Spotted a bunch of human apes leaving Africa. Told them to head for the Fertile Crescent and tried to convince them (using wild and very large hand gestures) that the Crescent will be their cradle of civilization. Almost told them to Google it, but then remembered they haven’t been helped to invent smartphones yet. They may have forgotten what I said anyhow.
The humans seem to like caves. I was hanging upside down like a bat in some caves in the south of France. Suddenly, I noticed some humans dabbling with primitive paint. One caveman wanted me to put my hand on the cave wall, so he could blow paint on it. I told him to use his own hand. Otherwise, those who follow will get quite the wrong idea about evolution. Think he later forgot I helped out, as I heard him grunting all the credit for himself. Ungrateful ape.

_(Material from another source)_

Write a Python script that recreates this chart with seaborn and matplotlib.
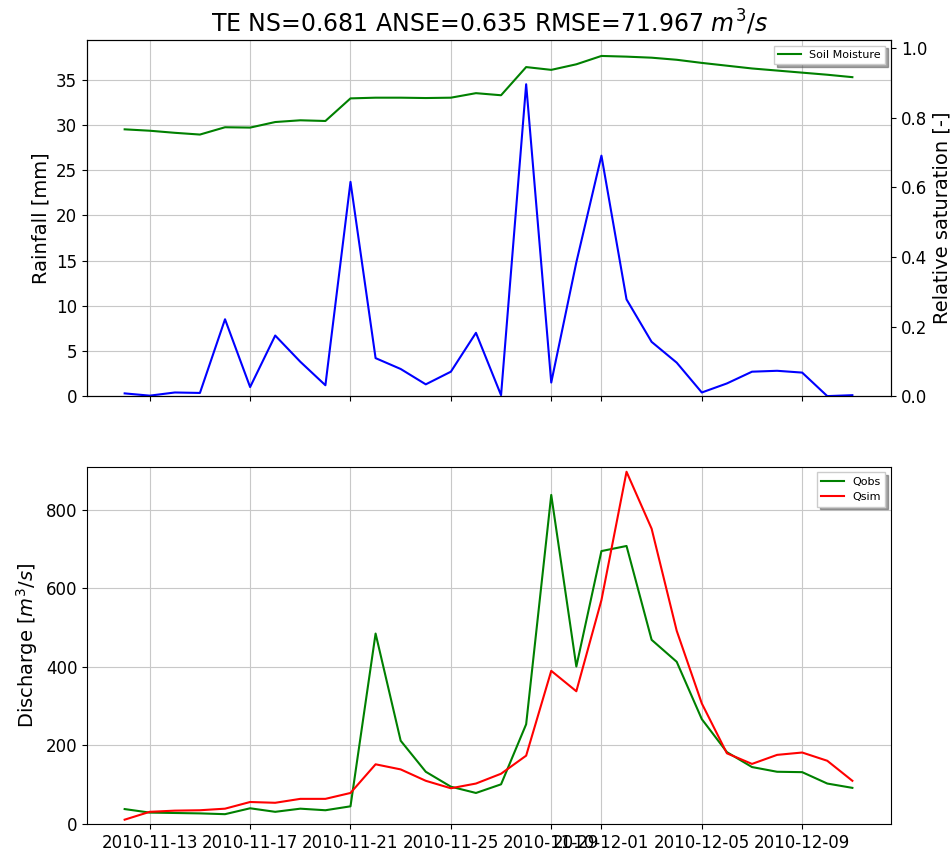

Was knocking around Oslo, Norway, when I noticed a painter guy taking a walk next to the fjord. Sun was setting and the clouds were blood red. It was spooky and cool. Guy asked if I minded him painting me, as the scene was so dramatic. Was happy to oblige. It was so cold my ears fell off. Not sure he remembered me.
As Neil Armstrong took the most important step for all mankind, he fell over. Luckily, I was there to pick him up. But no one remembered my good deed, and for some reason I didn’t show up on the TV footage. Disappointed.
Decided to try my hand at acting. Went along to the rehearsals for a new film, Men in Black, in which a couple of black-suited agents make people forget they’ve seen aliens. I consider myself perfect for the part. Film director looked terrified at first, but then admitted I was fit for the role. Didn’t get the acting job, though. It’s not that I was too thin. Or that the cameras seemed to ignore me standing there. I simply think the director forgot my rehearsal.